Ma il Pd non era moribondo? Eppure ha stravinto le amministrative. Ma Grillo non rappresentava il futuro radioso e un nuovo modo di far politica? Il suo ciclo appare già finito? E il Pdl delle rimonte impossibili? Si è afflosciato miseramente. Aggiungete l’eclissi di Sel, l’agonia della Lega, per non parlare di Scelta Civica di Monti (a proposito, esiste ancora?), la misera fine di Fini, di Pietro, di Rifondazione comunista e vi accorgerete di quella che è la nuova realtà della politica italiana: il comportamento dell’elettorato non è più prevedibile.
O meglio, non può più essere analizzato attraverso i vecchi parametri, che limitavano l’erraticità e il voto trasversale ai partiti estremi, mentre il 60/70% era saldamente ancorato ai partiti moderati di destra e di sinistra.

Ora invece l’elettorato è diventato iperliquido, oscilla bruscamente da un fronte all’altro alla ricerca di un Partito o di un leader che lo rappresenti, con fiammate improvvise per alcune figure e altrettanto repentini abbandoni.
Gli zoccoli duri del centrodestra e del centrosinistra ormai sono ridotti a circa il 20% ognuno, con una differenza importante: quello del centrosinistra, che ha ereditato la struttura partitica del vecchio Pci, è stabile e fedele. Marino a Roma non ha vinto perchè bravo, ma perché, a fronte di un astensionismo record, quel misero 20% diventa sufficiente per vincere, anzi per stravincere, le elezioni.
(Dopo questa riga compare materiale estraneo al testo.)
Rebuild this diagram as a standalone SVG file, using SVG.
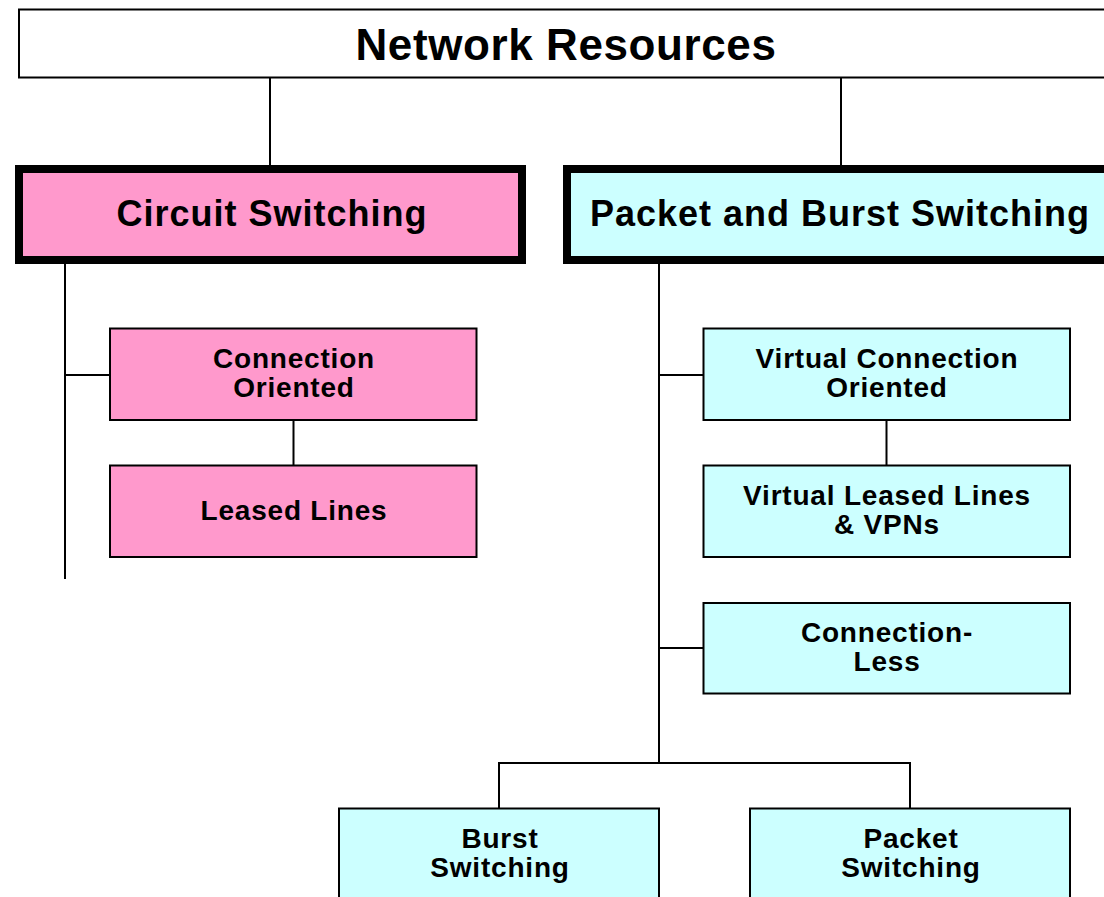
<svg xmlns="http://www.w3.org/2000/svg" width="1104" height="897" viewBox="0 0 1104 897">
  <style>
    .lbl { font-family: "Liberation Sans", Arial, sans-serif; font-weight: bold; fill: #000; text-anchor: middle; }
    .title { font-size: 44px; letter-spacing: 0.6px; }
    .head { font-size: 36px; letter-spacing: 1px; }
    .item { font-size: 28px; letter-spacing: 0.8px; }
    .thin { stroke: #000; stroke-width: 2; }
    .thick { stroke: #000; stroke-width: 8; }
    .pink { fill: #FF99CC; }
    .cyan { fill: #CCFFFF; }
    .wire { stroke: #000; stroke-width: 2; fill: none; }
  </style>
  <rect width="1104" height="897" fill="#fff"/>

  <!-- tree connectors -->
  <g id="connectors">
    <path class="wire" d="M270,77 V165"/>
    <path class="wire" d="M841,77 V165"/>
    <path class="wire" d="M65,264 V579"/>
    <path class="wire" d="M65,375 H110"/>
    <path class="wire" d="M293.5,420 V466"/>
    <path class="wire" d="M659,264 V763"/>
    <path class="wire" d="M659,375 H703"/>
    <path class="wire" d="M659,648 H703"/>
    <path class="wire" d="M886.5,420 V466"/>
    <path class="wire" d="M498,763 H911"/>
    <path class="wire" d="M499,763 V808"/>
    <path class="wire" d="M910,763 V808"/>
  </g>

  <g id="network-resources">
    <rect class="thin" x="19" y="9.5" width="1100" height="68" fill="#fff"/>
    <text class="lbl title" x="566" y="60">Network Resources</text>
  </g>

  <g id="circuit-switching">
    <rect class="thick pink" x="19" y="169" width="503" height="91"/>
    <text class="lbl head" x="272" y="226">Circuit Switching</text>
  </g>

  <g id="packet-burst-switching">
    <rect class="thick cyan" x="567" y="169" width="560" height="91"/>
    <text class="lbl head" x="840" y="226">Packet and Burst Switching</text>
  </g>

  <g id="connection-oriented">
    <rect class="thin pink" x="110" y="328.5" width="366.5" height="91.5"/>
    <text class="lbl item" x="294" y="368">Connection</text>
    <text class="lbl item" x="294" y="396.5">Oriented</text>
  </g>

  <g id="leased-lines">
    <rect class="thin pink" x="110" y="465.5" width="366.5" height="91.5"/>
    <text class="lbl item" x="294" y="520">Leased Lines</text>
  </g>

  <g id="virtual-connection-oriented">
    <rect class="thin cyan" x="703.5" y="328.5" width="366.5" height="91.5"/>
    <text class="lbl item" x="887" y="368">Virtual Connection</text>
    <text class="lbl item" x="887" y="396.5">Oriented</text>
  </g>

  <g id="virtual-leased-lines">
    <rect class="thin cyan" x="703.5" y="465.5" width="366.5" height="91.5"/>
    <text class="lbl item" x="887" y="505">Virtual Leased Lines</text>
    <text class="lbl item" x="887" y="533.5">&amp; VPNs</text>
  </g>

  <g id="connection-less">
    <rect class="thin cyan" x="703.5" y="603" width="366.5" height="90.5"/>
    <text class="lbl item" x="887" y="642">Connection-</text>
    <text class="lbl item" x="887" y="670.5">Less</text>
  </g>

  <g id="burst-switching">
    <rect class="thin cyan" x="339" y="808.5" width="320" height="100"/>
    <text class="lbl item" x="500" y="848">Burst</text>
    <text class="lbl item" x="500" y="876.5">Switching</text>
  </g>

  <g id="packet-switching">
    <rect class="thin cyan" x="750" y="808.5" width="320" height="100"/>
    <text class="lbl item" x="911" y="848">Packet</text>
    <text class="lbl item" x="911" y="876.5">Switching</text>
  </g>
</svg>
E il centrodestra? Il centrodestra non è mai diventato un vero partito, non si è mai riganizzato capillarmente sul territorio, punta tutto, da sempre, sul voto d’opinione moderato, sulla regolarità delle classi medie, che, però, in un’Italia in crisi appaiono meno motivate, se non amareggiate, sfiduciate e dinque tendono a disertare le urne. Tanto più che il centrodestra appare ancora – anzi, sempre di più – dipendete dalla straordinaria capacità di mobilitazione di Silvio Berlusconi: quando il Cav si impegna in prima persona il centrodestra rimonta (vedi il voto di febbraio) o perde dignitosamente, quando se ne sta in disparte crolla fragorosamente.

E questo è molto preoccupante per il Pdl e in genere per i moderati italiani che rischiano di rimanere senza rappresentanza quando Berlusconi, che non è più un ragazzino, deciderà o sarà indotto a ritirarsi dalla politica. Dietro di lui c’è il nulla.

Ecco perché, paradossalmente, il Pd, per quanto arruginito, poco credibile e cigolante, ha davanti a sé un futuro più radioso del Pdl, che continua a non capire, a non prevedere, a non programmare. Che disastro. Marcello Foa, 12 giugno 2013

.….Purtroppo questa “opinione” di Marcello Foa, giornalista ed opinionista di “destra” non è lontana dal vero. Sempre più si conferma che il PDL e il centrodestra si è appiattito su Berlusconi che sopperisced con la sua leadership alle carenze vistose di un partito la cui classe dirigente, quella degli eletti in primo luogo, è frutto non di esperienzas e capacità, ma solo di “scelt” dall’alto che non reggono sal confronto elettrorale quando Berlusconi non c’è. Del resto questa oipnione di Foa coincide perfettamente con quella oggi espressa in una intervista alla Gazzetta del Mezzogiorno da Marcello Veneziani, indiscutibilmente ultima espressione dell’intellettualià di destra che sempre più si fa latitante nel Paese e nella cultur italiana. Anche Veneziani sostiene che il partito creato da Berlusconi vive solo della luce riflessa del suo leader la cui “scomparsa” determinerebbe la scomparsa del partito. Occorre correre ai ripari. Ma non sembra che nel PDL  e nella sua mediocre classe dirigente si abbia contezza sino in fondo di ciò che c’è dietro l’angolo. g.